Tous les états peuvent utiliser l’espace librement et, par conséquent, aucun ne peut se l’approprier. C’est ce que précise le deuxième article du même traité : “L’espace extra-atmosphérique, y compris la Lune et les autres corps célestes, ne peut faire l’objet d’une appropriation nationale par revendication de souveraineté, par voie d’utilisation ou d’occupation, ou par tout autre moyen.”

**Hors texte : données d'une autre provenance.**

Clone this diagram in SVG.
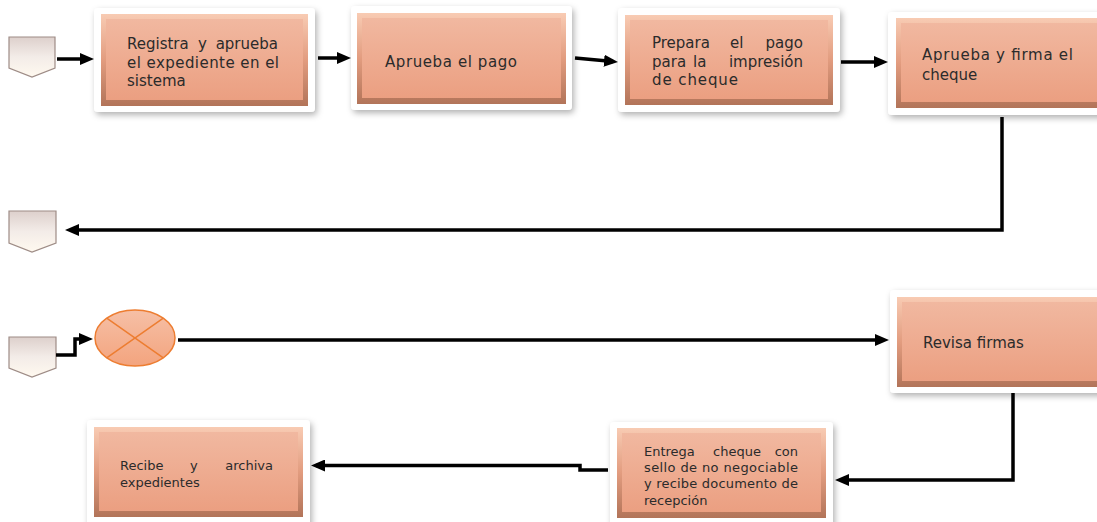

Si ce traité n’est pas respecté, la personne incriminée peut alors être poursuivie par son état de nationalité. Seulement, étant donné que les papiers mis en vente ne possèdent aucune valeur juridique, la plupart des pays ne daignent pas s’y intéresser. “Mais même si ce n’est pas une arnaque juridique, ça reste une arnaque morale, car les gens pensent vraiment avoir acheté un morceau de planète”, souligne Raphaël Costa.
Inutile de demander à la Lune, on ne peut pas acheter le nom d’une étoile
Du côté du baptême des corps célestes, Roland Lehoucq est le mieux placé pour nous répondre. Il a plusieurs cordes à son arc : la première, c’est d’être un astrophysicien renommé œuvrant au Commissariat à l’énergie atomique ; la deuxième, c’est de faire partie des dernières personnes sur Terre parvenant à vivre sans téléphone portable ; et surtout, l’astéroïde 31387 est baptisé en son nom à titre honorifique. Oui, oui, pour de vrai.
Selon M. Lehoucq, on ne peut nommer n’importe quel objet céleste avec n’importe quel mot, encore moins contre de l’argent : “Il y a une procédure, mais elle n’est pas payante, affirme-t-il. Les noms sont décernés en l’honneur de, ou à la demande de quelqu’un. Mais ils ne sont pas vendus. Jamais.” Déso, Jonathan et Shanna.
“Dans l’espace, aucun nom ne peut être donné sans l’aval de l’Union astronomique internationale”, continue-t-il. Cet organisme international regroupe plus de 10 000 astronomes basés dans une centaine de pays. Sur son site Web, on apprend que les étoiles sont désignées uniquement par une série de lettres et chiffres. Seul·e·s d’autres corps célestes peuvent proposer une nomination à titre honorifique, selon une nomenclature bien précise et moyennant une argumentation solide. Cette dernière est alors examinée en commission et validée… ou non.
Verdict : personne ne peut prétendre nommer ou posséder un bout de planète, encore moins un corps céleste entier. Mais si l’on y tient vraiment, plutôt que payer pour un titre de propriété en carton – ou en papier –, on peut toujours imprimer son propre certificat et l’encadrer dans son salon. Ça reviendra exactement au même, à bien moindre coût.